Objective - Retype these lines and no others: the line holding "Recreate this image", the line holding "const kmFitY = [14970, 87800];", and all lines between them. Pictures stay out.

The input -
▼
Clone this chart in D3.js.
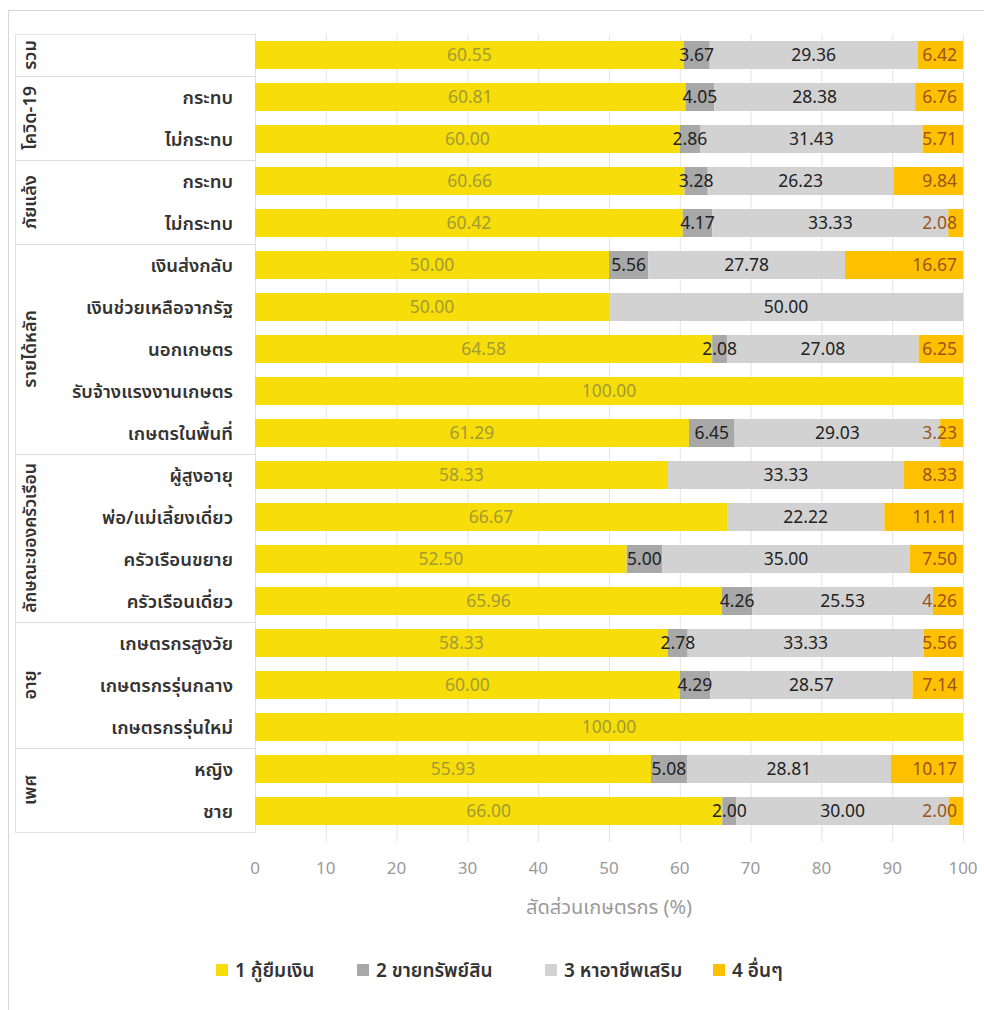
▲
▼
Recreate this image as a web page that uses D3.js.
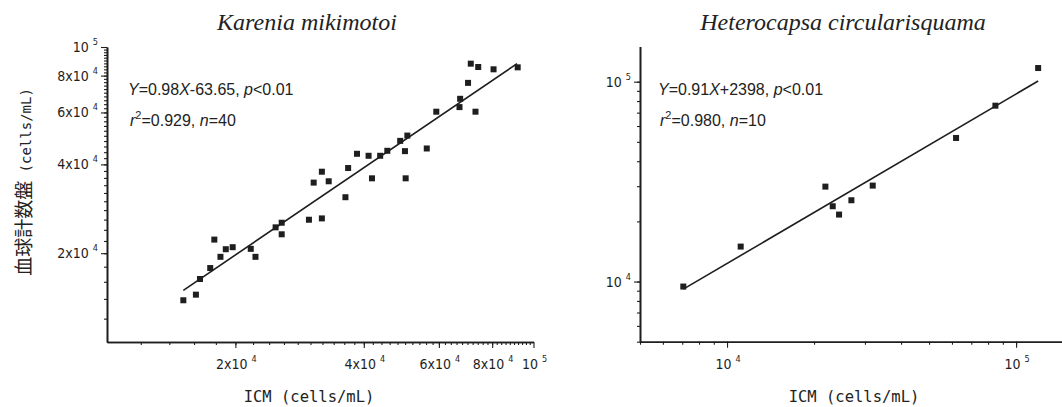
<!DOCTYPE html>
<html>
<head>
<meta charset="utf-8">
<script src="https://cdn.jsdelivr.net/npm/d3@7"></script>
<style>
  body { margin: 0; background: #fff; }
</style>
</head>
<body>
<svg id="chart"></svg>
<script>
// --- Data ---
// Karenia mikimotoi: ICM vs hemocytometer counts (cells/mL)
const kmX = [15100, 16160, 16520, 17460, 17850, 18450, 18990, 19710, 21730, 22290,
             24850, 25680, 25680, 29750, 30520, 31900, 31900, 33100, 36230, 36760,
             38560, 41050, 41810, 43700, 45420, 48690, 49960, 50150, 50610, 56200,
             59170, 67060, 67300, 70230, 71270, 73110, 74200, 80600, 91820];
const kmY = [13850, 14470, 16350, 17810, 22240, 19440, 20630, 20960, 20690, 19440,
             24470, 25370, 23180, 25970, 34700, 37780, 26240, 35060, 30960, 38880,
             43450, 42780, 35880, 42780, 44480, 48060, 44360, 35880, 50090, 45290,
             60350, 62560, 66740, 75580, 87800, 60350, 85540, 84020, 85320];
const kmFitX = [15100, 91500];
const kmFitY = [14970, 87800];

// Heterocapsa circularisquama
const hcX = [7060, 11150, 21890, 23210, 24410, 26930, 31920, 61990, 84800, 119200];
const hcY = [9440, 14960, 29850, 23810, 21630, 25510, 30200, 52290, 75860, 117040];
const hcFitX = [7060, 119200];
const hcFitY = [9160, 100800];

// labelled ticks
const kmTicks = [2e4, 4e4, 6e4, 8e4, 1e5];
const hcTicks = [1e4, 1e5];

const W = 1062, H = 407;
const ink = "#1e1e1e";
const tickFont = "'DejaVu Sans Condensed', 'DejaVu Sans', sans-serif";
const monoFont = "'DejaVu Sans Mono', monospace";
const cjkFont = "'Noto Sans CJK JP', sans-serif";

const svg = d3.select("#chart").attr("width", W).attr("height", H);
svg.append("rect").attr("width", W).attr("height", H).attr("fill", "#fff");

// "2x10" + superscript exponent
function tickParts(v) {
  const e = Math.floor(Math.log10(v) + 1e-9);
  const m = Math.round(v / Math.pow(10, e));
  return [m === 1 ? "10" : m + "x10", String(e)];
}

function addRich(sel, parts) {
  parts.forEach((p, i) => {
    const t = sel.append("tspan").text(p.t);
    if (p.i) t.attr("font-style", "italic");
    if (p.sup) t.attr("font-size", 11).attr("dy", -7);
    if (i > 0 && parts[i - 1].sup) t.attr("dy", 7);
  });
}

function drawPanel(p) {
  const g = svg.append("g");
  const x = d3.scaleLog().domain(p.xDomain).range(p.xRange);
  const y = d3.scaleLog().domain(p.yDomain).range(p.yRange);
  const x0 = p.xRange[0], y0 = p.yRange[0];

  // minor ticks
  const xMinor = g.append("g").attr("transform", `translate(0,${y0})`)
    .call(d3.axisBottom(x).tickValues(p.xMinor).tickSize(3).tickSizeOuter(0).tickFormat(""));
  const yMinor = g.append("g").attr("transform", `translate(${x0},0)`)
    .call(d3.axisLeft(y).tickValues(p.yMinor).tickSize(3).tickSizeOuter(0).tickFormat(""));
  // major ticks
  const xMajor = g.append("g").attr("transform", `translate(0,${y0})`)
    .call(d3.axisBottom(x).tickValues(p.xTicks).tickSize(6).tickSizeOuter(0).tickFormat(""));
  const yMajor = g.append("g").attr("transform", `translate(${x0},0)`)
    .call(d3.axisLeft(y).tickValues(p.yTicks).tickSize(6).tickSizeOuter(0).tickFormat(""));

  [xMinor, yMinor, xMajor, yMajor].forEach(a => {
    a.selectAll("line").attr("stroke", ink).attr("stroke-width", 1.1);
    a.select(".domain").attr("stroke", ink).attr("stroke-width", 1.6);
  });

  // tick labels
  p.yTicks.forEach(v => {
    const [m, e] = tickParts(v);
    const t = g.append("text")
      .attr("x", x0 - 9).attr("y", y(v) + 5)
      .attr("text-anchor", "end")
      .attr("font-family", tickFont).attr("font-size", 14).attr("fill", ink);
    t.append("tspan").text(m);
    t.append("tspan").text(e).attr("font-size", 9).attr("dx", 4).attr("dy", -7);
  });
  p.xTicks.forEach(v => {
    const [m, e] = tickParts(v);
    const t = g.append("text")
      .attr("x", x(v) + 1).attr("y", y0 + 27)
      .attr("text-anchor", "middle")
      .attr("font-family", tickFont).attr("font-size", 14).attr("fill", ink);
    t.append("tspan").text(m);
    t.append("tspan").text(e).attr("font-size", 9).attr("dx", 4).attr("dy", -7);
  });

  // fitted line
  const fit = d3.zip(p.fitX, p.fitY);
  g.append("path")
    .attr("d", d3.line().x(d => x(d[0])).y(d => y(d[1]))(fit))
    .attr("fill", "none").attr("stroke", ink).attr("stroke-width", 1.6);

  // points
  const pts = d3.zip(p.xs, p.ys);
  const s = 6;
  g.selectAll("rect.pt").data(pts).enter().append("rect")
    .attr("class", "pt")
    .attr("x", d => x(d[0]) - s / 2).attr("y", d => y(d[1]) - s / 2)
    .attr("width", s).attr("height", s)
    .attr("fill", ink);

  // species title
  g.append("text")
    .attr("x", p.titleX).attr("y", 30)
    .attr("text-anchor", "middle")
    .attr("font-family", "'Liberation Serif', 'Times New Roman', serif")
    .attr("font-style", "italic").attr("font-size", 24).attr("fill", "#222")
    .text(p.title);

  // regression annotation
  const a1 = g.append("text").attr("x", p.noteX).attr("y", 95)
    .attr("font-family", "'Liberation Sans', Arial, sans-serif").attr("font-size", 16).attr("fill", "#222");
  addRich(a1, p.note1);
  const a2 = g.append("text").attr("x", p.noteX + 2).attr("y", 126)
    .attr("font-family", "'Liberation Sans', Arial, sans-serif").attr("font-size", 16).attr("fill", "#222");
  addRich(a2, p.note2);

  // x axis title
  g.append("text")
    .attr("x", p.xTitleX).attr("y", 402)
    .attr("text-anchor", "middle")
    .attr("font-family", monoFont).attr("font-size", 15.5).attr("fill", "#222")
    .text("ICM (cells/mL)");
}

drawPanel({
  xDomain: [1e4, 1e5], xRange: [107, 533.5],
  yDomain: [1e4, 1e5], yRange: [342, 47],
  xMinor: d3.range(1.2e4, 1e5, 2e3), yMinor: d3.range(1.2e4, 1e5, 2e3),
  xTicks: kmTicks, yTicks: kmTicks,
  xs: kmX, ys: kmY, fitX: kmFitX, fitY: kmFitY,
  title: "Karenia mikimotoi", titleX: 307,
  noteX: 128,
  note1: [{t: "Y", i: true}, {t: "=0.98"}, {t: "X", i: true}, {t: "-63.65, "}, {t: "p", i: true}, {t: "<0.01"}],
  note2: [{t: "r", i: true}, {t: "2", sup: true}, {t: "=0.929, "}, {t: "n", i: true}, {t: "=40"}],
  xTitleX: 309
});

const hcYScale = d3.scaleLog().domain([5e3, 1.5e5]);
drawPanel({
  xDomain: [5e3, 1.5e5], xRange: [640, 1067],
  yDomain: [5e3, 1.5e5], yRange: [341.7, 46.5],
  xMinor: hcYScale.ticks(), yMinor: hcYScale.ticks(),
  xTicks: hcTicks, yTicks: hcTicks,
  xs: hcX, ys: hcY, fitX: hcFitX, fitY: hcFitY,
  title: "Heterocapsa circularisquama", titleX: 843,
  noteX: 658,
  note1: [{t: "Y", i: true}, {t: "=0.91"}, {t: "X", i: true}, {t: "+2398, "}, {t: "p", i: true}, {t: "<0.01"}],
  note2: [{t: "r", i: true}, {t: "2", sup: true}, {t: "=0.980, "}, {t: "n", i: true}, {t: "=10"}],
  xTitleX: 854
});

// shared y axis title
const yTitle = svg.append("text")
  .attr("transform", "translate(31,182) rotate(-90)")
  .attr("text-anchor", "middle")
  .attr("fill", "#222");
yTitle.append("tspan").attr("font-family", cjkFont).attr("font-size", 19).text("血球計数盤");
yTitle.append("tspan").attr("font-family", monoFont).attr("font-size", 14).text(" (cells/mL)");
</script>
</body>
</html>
▲
▼
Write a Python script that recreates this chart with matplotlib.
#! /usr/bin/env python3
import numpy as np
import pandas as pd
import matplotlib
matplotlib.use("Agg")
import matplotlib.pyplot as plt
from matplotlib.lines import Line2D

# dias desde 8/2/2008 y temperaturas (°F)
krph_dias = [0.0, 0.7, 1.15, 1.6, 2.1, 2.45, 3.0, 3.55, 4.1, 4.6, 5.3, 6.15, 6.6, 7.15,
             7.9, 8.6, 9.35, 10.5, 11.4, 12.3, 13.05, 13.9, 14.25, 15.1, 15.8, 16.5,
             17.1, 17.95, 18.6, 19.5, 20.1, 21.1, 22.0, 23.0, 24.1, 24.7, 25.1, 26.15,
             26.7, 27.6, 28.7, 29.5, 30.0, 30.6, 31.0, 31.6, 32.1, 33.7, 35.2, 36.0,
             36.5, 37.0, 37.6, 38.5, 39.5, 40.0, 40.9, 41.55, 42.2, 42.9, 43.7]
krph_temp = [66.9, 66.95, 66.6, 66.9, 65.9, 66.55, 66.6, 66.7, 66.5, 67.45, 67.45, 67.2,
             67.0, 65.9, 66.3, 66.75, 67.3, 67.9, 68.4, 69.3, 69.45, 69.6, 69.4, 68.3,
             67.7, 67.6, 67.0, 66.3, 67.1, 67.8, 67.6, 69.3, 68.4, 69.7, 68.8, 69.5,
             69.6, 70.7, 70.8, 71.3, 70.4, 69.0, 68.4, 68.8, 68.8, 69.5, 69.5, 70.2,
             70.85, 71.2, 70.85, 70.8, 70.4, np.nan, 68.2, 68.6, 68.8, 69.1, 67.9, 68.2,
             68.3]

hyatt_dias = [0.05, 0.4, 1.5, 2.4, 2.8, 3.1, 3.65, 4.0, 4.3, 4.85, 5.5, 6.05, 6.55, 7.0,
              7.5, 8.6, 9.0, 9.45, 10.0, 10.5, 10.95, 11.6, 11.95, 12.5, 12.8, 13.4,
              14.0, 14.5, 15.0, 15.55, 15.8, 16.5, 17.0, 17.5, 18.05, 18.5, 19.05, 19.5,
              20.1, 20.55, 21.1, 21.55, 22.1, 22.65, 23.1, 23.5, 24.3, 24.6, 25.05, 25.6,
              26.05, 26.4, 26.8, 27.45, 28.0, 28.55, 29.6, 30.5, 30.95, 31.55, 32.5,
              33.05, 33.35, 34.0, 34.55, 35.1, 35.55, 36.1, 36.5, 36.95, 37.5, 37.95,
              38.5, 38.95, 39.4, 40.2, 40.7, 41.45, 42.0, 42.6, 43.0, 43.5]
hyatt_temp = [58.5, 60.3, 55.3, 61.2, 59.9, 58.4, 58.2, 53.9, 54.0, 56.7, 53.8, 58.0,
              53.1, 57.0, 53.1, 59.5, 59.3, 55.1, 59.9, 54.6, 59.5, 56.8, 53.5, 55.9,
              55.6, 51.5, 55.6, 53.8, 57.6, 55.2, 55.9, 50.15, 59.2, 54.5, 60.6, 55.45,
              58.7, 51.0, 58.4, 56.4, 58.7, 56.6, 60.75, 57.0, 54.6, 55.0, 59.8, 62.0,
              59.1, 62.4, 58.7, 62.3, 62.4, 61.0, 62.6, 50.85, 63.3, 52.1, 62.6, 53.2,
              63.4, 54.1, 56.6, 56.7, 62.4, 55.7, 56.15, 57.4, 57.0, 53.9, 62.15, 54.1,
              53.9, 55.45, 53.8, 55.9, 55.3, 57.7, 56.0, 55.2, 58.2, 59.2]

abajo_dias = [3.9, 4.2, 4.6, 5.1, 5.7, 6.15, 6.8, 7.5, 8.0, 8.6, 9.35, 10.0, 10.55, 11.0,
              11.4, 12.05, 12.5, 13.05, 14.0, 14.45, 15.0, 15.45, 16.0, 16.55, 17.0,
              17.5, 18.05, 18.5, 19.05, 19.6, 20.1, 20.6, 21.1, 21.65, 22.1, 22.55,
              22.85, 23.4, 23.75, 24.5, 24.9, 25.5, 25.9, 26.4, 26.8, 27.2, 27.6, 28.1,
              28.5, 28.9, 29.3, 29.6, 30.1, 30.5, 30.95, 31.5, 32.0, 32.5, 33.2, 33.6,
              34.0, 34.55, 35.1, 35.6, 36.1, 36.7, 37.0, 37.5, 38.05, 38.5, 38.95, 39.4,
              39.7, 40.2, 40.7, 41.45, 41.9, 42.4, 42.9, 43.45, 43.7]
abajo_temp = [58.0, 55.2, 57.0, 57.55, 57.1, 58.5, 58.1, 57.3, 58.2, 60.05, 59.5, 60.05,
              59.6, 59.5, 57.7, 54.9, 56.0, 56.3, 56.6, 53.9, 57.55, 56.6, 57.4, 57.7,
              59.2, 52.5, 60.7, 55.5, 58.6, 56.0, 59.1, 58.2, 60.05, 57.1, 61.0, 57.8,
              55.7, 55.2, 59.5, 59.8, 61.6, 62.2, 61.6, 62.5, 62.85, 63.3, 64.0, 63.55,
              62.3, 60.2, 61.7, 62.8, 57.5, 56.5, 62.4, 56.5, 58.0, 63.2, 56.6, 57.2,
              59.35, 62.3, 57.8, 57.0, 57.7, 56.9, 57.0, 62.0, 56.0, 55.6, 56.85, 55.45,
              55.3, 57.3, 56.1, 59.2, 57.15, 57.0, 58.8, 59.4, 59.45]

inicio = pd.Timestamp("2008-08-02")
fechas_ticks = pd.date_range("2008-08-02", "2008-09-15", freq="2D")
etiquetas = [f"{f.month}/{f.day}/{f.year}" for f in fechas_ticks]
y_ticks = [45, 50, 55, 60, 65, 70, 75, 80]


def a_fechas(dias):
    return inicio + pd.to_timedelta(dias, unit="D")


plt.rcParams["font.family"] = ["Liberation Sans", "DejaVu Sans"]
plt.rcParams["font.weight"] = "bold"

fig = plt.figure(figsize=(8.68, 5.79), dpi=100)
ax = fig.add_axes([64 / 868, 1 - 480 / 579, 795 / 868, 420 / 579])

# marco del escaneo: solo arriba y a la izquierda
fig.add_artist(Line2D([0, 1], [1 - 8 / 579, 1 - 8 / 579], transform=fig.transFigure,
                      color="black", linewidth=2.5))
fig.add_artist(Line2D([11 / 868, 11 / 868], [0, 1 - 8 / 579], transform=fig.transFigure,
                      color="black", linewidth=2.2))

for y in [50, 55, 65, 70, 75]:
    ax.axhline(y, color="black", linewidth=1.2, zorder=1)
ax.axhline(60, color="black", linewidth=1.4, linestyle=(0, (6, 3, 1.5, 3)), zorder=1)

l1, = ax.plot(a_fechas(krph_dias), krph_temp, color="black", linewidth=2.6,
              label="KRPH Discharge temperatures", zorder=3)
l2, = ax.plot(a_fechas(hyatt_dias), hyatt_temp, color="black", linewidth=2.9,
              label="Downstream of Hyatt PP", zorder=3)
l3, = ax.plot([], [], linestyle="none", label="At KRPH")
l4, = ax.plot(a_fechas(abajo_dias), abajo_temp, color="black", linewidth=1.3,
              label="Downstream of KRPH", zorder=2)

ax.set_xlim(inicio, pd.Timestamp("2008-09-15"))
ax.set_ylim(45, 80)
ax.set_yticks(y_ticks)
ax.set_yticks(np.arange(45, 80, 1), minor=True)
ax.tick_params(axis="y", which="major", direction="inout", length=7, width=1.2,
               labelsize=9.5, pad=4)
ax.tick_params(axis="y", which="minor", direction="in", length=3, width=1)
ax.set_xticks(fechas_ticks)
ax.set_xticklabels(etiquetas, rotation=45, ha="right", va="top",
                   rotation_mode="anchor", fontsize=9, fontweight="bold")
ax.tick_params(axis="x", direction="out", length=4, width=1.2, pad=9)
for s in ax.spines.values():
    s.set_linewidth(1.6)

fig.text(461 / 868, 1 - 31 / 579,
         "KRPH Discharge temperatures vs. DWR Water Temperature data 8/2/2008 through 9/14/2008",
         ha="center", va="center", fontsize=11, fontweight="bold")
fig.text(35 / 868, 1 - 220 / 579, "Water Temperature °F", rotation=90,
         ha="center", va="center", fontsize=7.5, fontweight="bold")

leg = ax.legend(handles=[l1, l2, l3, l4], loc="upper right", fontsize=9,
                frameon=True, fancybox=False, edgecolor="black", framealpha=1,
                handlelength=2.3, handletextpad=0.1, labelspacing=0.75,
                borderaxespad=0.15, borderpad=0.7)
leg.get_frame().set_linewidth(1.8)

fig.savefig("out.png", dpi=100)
▲
Solution to this exercise -
Recreate this image as a web page that uses D3.js.
<!DOCTYPE html>
<html>
<head>
<meta charset="utf-8">
<script src="https://cdn.jsdelivr.net/npm/d3@7"></script>
<style>
  body { margin: 0; background: #fff; }
</style>
</head>
<body>
<svg id="chart"></svg>
<script>
// --- Data ---
// Karenia mikimotoi: ICM vs hemocytometer counts (cells/mL)
const kmX = [15100, 16160, 16520, 17460, 17850, 18450, 18990, 19710, 21730, 22290,
             24850, 25680, 25680, 29750, 30520, 31900, 31900, 33100, 36230, 36760,
             38560, 41050, 41810, 43700, 45420, 48690, 49960, 50150, 50610, 56200,
             59170, 67060, 67300, 70230, 71270, 73110, 74200, 80600, 91820];
const kmY = [13850, 14470, 16350, 17810, 22240, 19440, 20630, 20960, 20690, 19440,
             24470, 25370, 23180, 25970, 34700, 37780, 26240, 35060, 30960, 38880,
             43450, 42780, 35880, 42780, 44480, 48060, 44360, 35880, 50090, 45290,
             60350, 62560, 66740, 75580, 87800, 60350, 85540, 84020, 85320];
const kmFitX = [15100, 91500];
const kmFitY = [14970, 87800];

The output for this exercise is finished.